Thursday, December 09, 1999

 

Christmas Preparations... Cookies!

P. took the children to the Christmas party at his work. I was sick with tonsillitis, so didn’t go. It’s the first time I’ve missed it. They had a great time. They were given an enormous afternoon tea and watched a very funny clown show. Pauline and Kevin are now old enough to tell me all about it themselves, and even acted out some of the funny things the clown did. They didn’t stay for Father Christmas this year though, it’s always a long, hot and tiring wait too late in the evening for the little ones. P. sneaked their 'comité d'entreprise' presents home and they will open them on Christmas day with all the others.

I felt well enough in the first week of December to get straight back into the routine and even started my Christmas baking and assembling little baskets of jams, chutneys and biscuits for presents. Sarah, my Australian friend, brought her children Nina and Flynn over for lunch. I made pumpkin soup with bacon bits, mussels in parsley and garlic, green salad, chocolate and orange marmalade cake and ice-cream.
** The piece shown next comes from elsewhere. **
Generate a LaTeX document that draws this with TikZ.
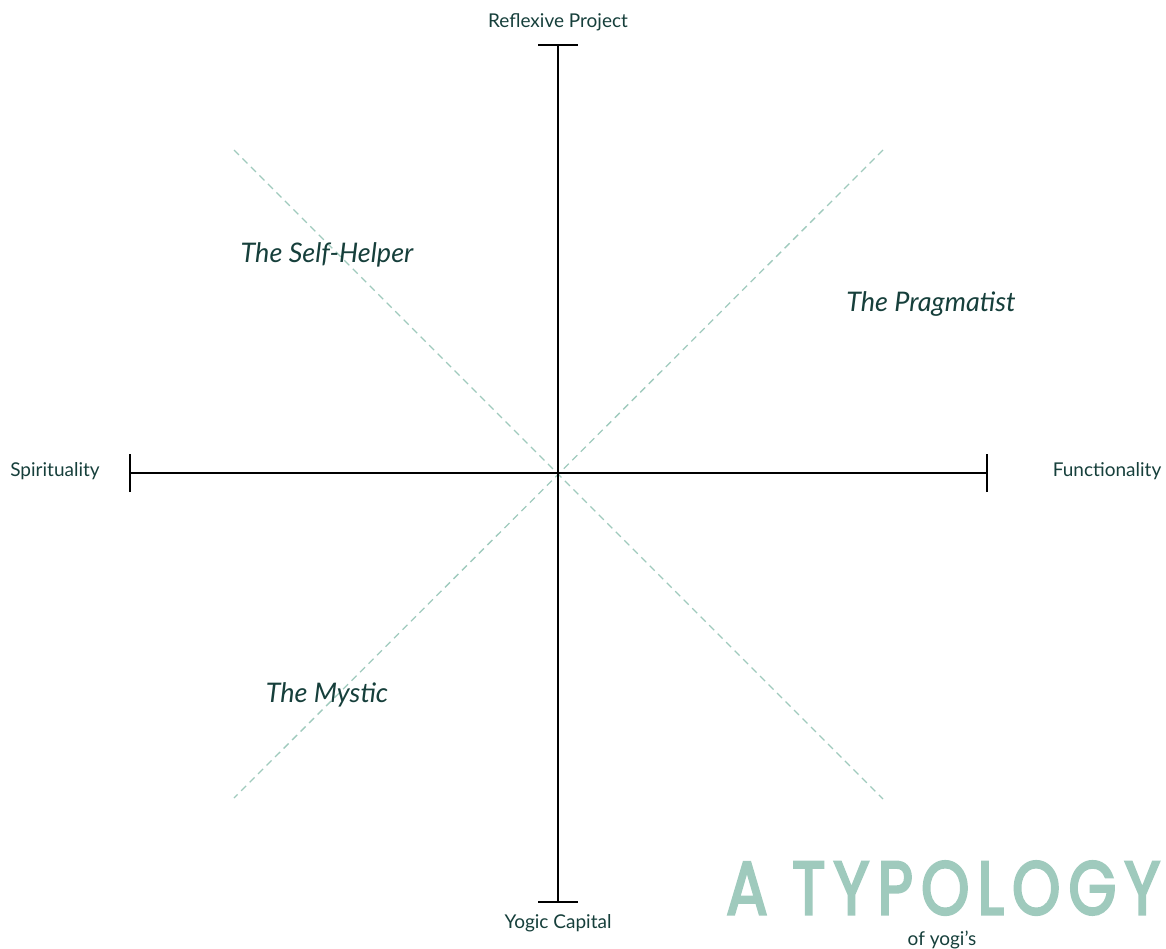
\documentclass[tikz,border=0pt]{standalone}
\usepackage{fontspec}
\setmainfont{Lato}
\newfontfamily\titlefont[FakeBold=3.5, LetterSpace=13]{Poppins}
\definecolor{ink}{HTML}{163F3B}
\definecolor{sage}{HTML}{9FCABD}
\tikzset{
  axisline/.style={line width=2pt, black},
  endbar/.style={line width=2.4pt, black},
  diag/.style={line width=1.3pt, sage, dash pattern=on 7pt off 5pt},
  axlabel/.style={text=ink, font=\fontsize{19}{22}\selectfont, inner sep=0pt},
  typelabel/.style={text=ink, font=\fontsize{27}{30}\selectfont\itshape, inner sep=0pt},
}
\begin{document}
\begin{tikzpicture}[x=1pt, y=-1pt]
  \useasboundingbox (0,0) rectangle (1166,949);
  % axis ends
  \coordinate (O) at (558,473);
  \coordinate (T) at (558,45);
  \coordinate (B) at (558,902);
  \coordinate (L) at (130,473);
  \coordinate (R) at (987,473);
  % diagonal ends
  \coordinate (NW) at (234,150);
  \coordinate (SE) at (883,799);
  \coordinate (NE) at (883,150);
  \coordinate (SW) at (234,798);
  % dashed diagonals
  \draw[diag] (NW) -- (SE);
  \draw[diag] (NE) -- (SW);
  % main axes with end bars
  \draw[axisline] (T) -- (B);
  \draw[axisline] (L) -- (R);
  \draw[endbar] ([xshift=-20pt]T) -- ([xshift=20pt]T);
  \draw[endbar] ([xshift=-20pt]B) -- ([xshift=20pt]B);
  \draw[endbar] ([yshift=-19pt]L) -- ([yshift=19pt]L);
  \draw[endbar] ([yshift=-19pt]R) -- ([yshift=19pt]R);
  % axis labels
  \node[axlabel] (top) at (558,22) {Reflexive Project};
  \node[axlabel] (bottom) at (558,923) {Yogic Capital};
  \node[axlabel] (left) at (55,471) {Spirituality};
  \node[axlabel] (right) at (1107,471) {Functionality};
  % quadrant types
  \node[typelabel] (selfhelper) at (327,255) {The Self-Helper};
  \node[typelabel] (pragmatist) at (931,304) {The Pragmatist};
  \node[typelabel] (mystic) at (327,695) {The Mystic};
  % title
  \node[text=sage, inner sep=0pt, anchor=south west] (title) at (726,915)
    {\resizebox{434pt}{53pt}{\titlefont A TYPOLOGY}};
  \node[axlabel] (subtitle) at (942,940) {of yogi's};
\end{tikzpicture}
\end{document}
We decorated cookies to hang on the Christmas tree. All the children spread the icing extremely thickly (yuck!), and although they had a lovely choice of coloured sugar, chocolate hail, hundreds and thousands and silver cachous to use, this is what they did: Flynn’s cookies were all blue, Pauline’s all pink, Nina’s all had chocolate hail on and Kevin dumped fistfuls of every colour all mixed on every cookie!!
When Kevin and Pauline hung theirs on our tree, they were all at the same height and on the same branch. At night I arranged them a little more symmetrically and aesthetically. However, they all mysteriously disappeared within a few days, so we had to make some more!